Pendulum motion and pythagorean theorem

[sunnyday01]

Homework Statement

Show that the relation between the horizontal and vertical components of the ball's position is given by the equation: y = L - [(L^2 - x^2)^1/2]

http://www.flickr.com/photos/94066958@N08/8553595522/in/photostream/

Homework Equations

y = L - [(L^2 - x^2)^1/2]

The Attempt at a Solution

I know the solution must involve Pythagorean theorem and drawing a second triangle.
The first triangle has hypotenuse of length L, and other sides are L-y and x. That identity is given by L^2 = (L-y)^2 - x^2.
Drawing a second triangle, the sides are x and y but I don't know what the identity of the hypotenuse is. that equation would be x^2 + y^2 = hypotenuse^2

I don't know where to go from there...

 

[SammyS]

Homework Statement

Show that the relation between the horizontal and vertical components of the ball's position is given by the equation: y = L - [(L^2 - x^2)^1/2]

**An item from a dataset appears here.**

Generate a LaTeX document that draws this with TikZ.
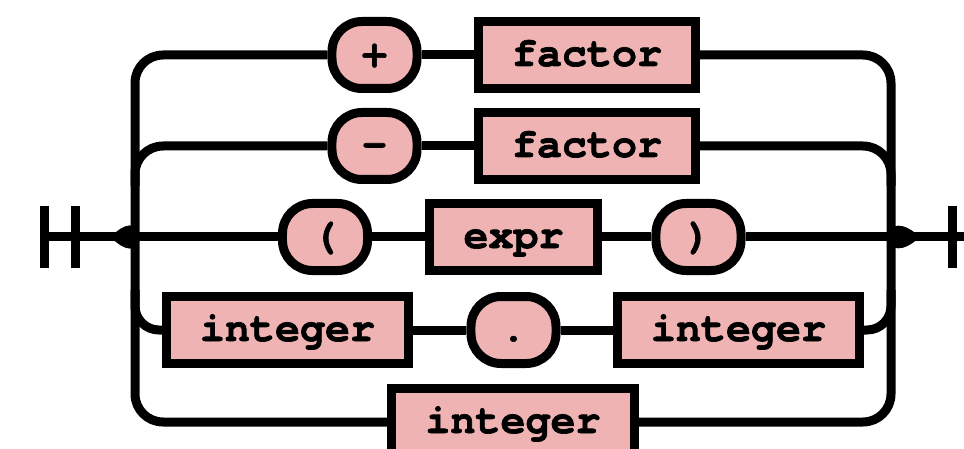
\documentclass[tikz,border=0pt]{standalone}
\usepackage{fontspec}
\newfontfamily\railfont{texgyrecursor-bold}[Extension=.otf, FakeBold=1.6]
\usepackage{tikz}
\usetikzlibrary{calc}

\definecolor{railpink}{RGB}{239,179,179}

\tikzset{
    rail/.style={line width=9pt, line cap=butt},
    token/.style={draw, line width=9pt, fill=railpink, minimum height=67pt,
        inner ysep=0pt, text height=28pt, text depth=6pt,
        font=\fontsize{41.7}{50}\selectfont\railfont},
    terminal/.style={token, rounded corners=30pt, inner xsep=30pt},
    nonterminal/.style={token, inner xsep=33.5pt}
}

\begin{document}
\begin{tikzpicture}[x=1pt, y=-1pt]
    \useasboundingbox (0, 0) rectangle (964, 449);

    % the five alternatives
    \node[terminal] (plus) at (374.5, 55) {+};
    \node[nonterminal] (fac1) at (587, 55) {factor};
    \node[terminal] (minus) at (374.5, 146) {-};
    \node[nonterminal] (fac2) at (587, 146) {factor};
    \node[terminal] (lpar) at (325, 237) {(};
    \node[nonterminal] (expr) at (513.5, 237) {expr};
    \node[terminal] (rpar) at (698.5, 237) {)};
    \node[nonterminal] (int1) at (287.5, 330) {integer};
    \node[terminal] (dot) at (513.5, 330) {.};
    \node[nonterminal] (int2) at (738.5, 330) {integer};
    \node[nonterminal] (int3) at (513, 422) {integer};

    % rails on both sides
    \coordinate (bar1) at (44, 237);
    \coordinate (bar2) at (75, 237);
    \coordinate (ltip) at (117, 237);
    \coordinate (lrail) at (135, 237);
    \coordinate (rrail) at (891, 237);
    \coordinate (rtip) at (913, 237);
    \coordinate (bar3) at (952, 237);
    \coordinate (exit) at (970, 237);

    \foreach \b in {bar1, bar2, bar3}
        \draw[rail] ($(\b) + (0, -31)$) -- ($(\b) + (0, 31)$);

    \draw[rail] (bar1) -- (lpar);
    \draw[rail] (lpar) -- (expr);
    \draw[rail] (expr) -- (rpar);
    \draw[rail] (rpar) -- (exit);

    \draw[rail] (plus) -- (fac1);
    \draw[rail] (minus) -- (fac2);
    \draw[rail] (int1) -- (dot);
    \draw[rail] (dot) -- (int2);

    % outer loops
    \draw[rail, rounded corners=28pt] (plus.west) -| ($(lrail) + (0, -24)$) to[out=-90, in=40] (ltip);
    \draw[rail, rounded corners=28pt] (fac1.east) -| ($(rrail) + (0, -24)$) to[out=-90, in=140] (rtip);
    \draw[rail, rounded corners=28pt] (int3.west) -| ($(lrail) + (0, 24)$) to[out=90, in=-40] (ltip);
    \draw[rail, rounded corners=28pt] (int3.east) -| ($(rrail) + (0, 24)$) to[out=90, in=-140] (rtip);

    % inner branches
    \draw[rail, rounded corners=28pt] ($(lrail |- minus) + (0, 40)$) -- (lrail |- minus) -- (minus.west);
    \draw[rail, rounded corners=28pt] (fac2.east) -- (rrail |- fac2) -- ($(rrail |- fac2) + (0, 40)$);
    \draw[rail, rounded corners=24pt] ($(lrail |- int1) + (0, -40)$) -- (lrail |- int1) -- (int1.west);
    \draw[rail, rounded corners=24pt] (int2.east) -- (rrail |- int2) -- ($(rrail |- int2) + (0, -40)$);
\end{tikzpicture}
\end{document}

http://www.flickr.com/photos/94066958@N08/8553595522/in/photostream/

Homework Equations

y = L - [(L^2 - x^2)^1/2]

The Attempt at a Solution

I know the solution must involve Pythagorean theorem and drawing a second triangle.
The first triangle has hypotenuse of length L, and other sides are L-y and x. That identity is given by L^2 = (L-y)^2 - x^2.
Drawing a second triangle, the sides are x and y but I don't know what the identity of the hypotenuse is. that equation would be x^2 + y^2 = hypotenuse^2

I don't know where to go from there...

Hello sunnyday01. Welcome to PF !

If a & b are legs of a right triangle with hypotenuse, c, then

c² = a² + b²​

In your equation, L^2 = (L-y)^2 - x^2, why do you have the sign between. (L-y)² and x² as a minus sign ?

 

[sunnyday01]

formula correction

It should be:
L² = (L-y)² + x²

 

[SammyS]

It should be:
L² = (L-y)² + x²

Yes.

... and that should be all you need to get the desired result.

 

[sunnyday01]

I think I figured it out!

so, I think:
L² = (L-y)² + x²
L²-x² = (L-y)²
(L²-x²)^1/2 = L - y
-(L²-x²)^1/2 = - L + y
L -(L²-x²)^1/2 = y

I think that's it! Having to crop a picture for this question made me focus only on the variables I needed in the diagram.

I see the solution now is really simple, I feel silly for not seeing it sooner. Thank you for being so nice about it!